As AustinPowers mentioned, for Technic lovers, it's all about functions over forms.

Back in the days, (in the beginning i.e. 1979) every system was clearly visible. Car chassis 853(953) and the first supercar (8860) made it very easy to understand steering (8860 has ackerman due to the geometry of the steering rods).

It was also easy to understand the general functioning of pistons and to some degrees to a primitive manual transmission. For a time, differential were visible and the concept could be explored in action.

Suspension on Lego Technic sets is still far from the reality (load spring to take the shock and shock absorber to prevent a coil-back) and probably will never come close but the general idea is sufficiently well demonstrated with the need of cardans for independent suspension.

What we have not seen yet in Technic form is front wheel drive kit with homokinetic joints (although 8880 was close) and MacPherson suspension. Inclination(backward and inside) of the axle of steering does not exist in official Technic models but good moccers were able to do it. That was it for cars. The other most frequent Technic sets are cranes.

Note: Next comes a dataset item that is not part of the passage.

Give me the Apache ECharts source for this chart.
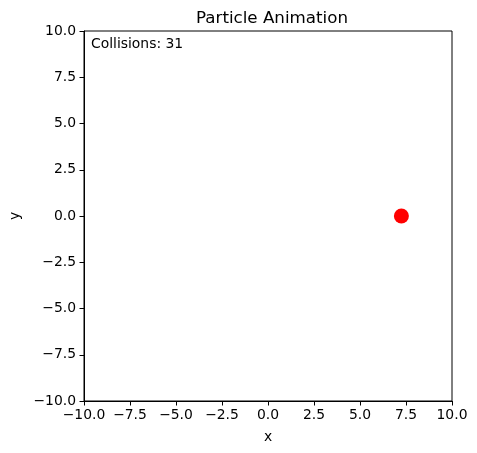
<!DOCTYPE html>
<html>
<head>
<meta charset="utf-8">
<script src="https://cdn.jsdelivr.net/npm/echarts@6/dist/echarts.min.js"></script>
<style>html,body{margin:0;padding:0;background:#fff}#c{width:477px;height:453px}</style>
</head>
<body>
<div id="c"></div>
<script>
const titleText = 'Particle Animation';
const collisionText = 'Collisions: 31';
const particleX = [7.25];
const particleY = [0];
const axisMin = -10, axisMax = 10, axisStep = 2.5;

const fmt = v => {
  const s = v.toFixed(1);
  return s.replace('-', '\u2212');
};
const font = 'DejaVu Sans';
const chart = echarts.init(document.getElementById('c'), null, {renderer: 'canvas'});
const axisCommon = {
  min: axisMin, max: axisMax, interval: axisStep,
  axisLine: {show: true, onZero: false, lineStyle: {color: '#000', width: 1}},
  axisTick: {show: true, length: 4.5, lineStyle: {color: '#000', width: 1}},
  splitLine: {show: false},
  axisLabel: {color: '#000', fontFamily: font, fontSize: 13.9, formatter: fmt},
  nameTextStyle: {color: '#000', fontFamily: font, fontSize: 13.9}
};
chart.setOption({
  animation: false,
  title: {text: titleText, left: 267, top: 5, textAlign: 'center',
    textStyle: {fontFamily: font, fontSize: 16.7, fontWeight: 'normal', color: '#000'}},
  grid: {left: 82, top: 31, width: 370, height: 370, show: true, borderColor: '#000', borderWidth: 1, backgroundColor: '#fff'},
  xAxis: Object.assign({}, axisCommon, {type: 'value', name: 'x', nameLocation: 'middle', nameGap: 29,
    axisLabel: Object.assign({}, axisCommon.axisLabel, {margin: 7})}),
  yAxis: Object.assign({}, axisCommon, {type: 'value', name: 'y', nameLocation: 'middle', nameGap: 62,
    axisLabel: Object.assign({}, axisCommon.axisLabel, {margin: 8})}),
  graphic: [{type: 'text', left: 91, top: 37, style: {text: collisionText, fontFamily: font, fontSize: 13.9, fill: '#000'}}],
  series: [{type: 'scatter', data: particleX.map((x, i) => [x, particleY[i]]), symbolSize: 15,
    itemStyle: {color: '#ff0000', opacity: 1}}]
});
</script>
</body>
</html>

Here you can pack many functions in a compact set (8460, 8431,8438 is probably the best example). You have HOG steering, outriggers, rotating the crane, raising the boom, telescoping the boom and operating the load line. Forklifts are also produced consistently, raising/lowering the fork, tilting the fork and steep steering for ease of maneuverability.

Tractors are another group where you get steering, often-time pendulum suspension of front wheels, raising/lowering the attachments and driving the attachement from the tractor "power" via cardan.

In summary, the best part of Technic is to explore "how things works". the look of the model is secondary. Nowadays, this has disappeared, The Bugatti Chiron has very complex mechanics inside but when the model is finished, you have no way of seeing "in action" what is going on inside (that is why I still prefer 8448 for that).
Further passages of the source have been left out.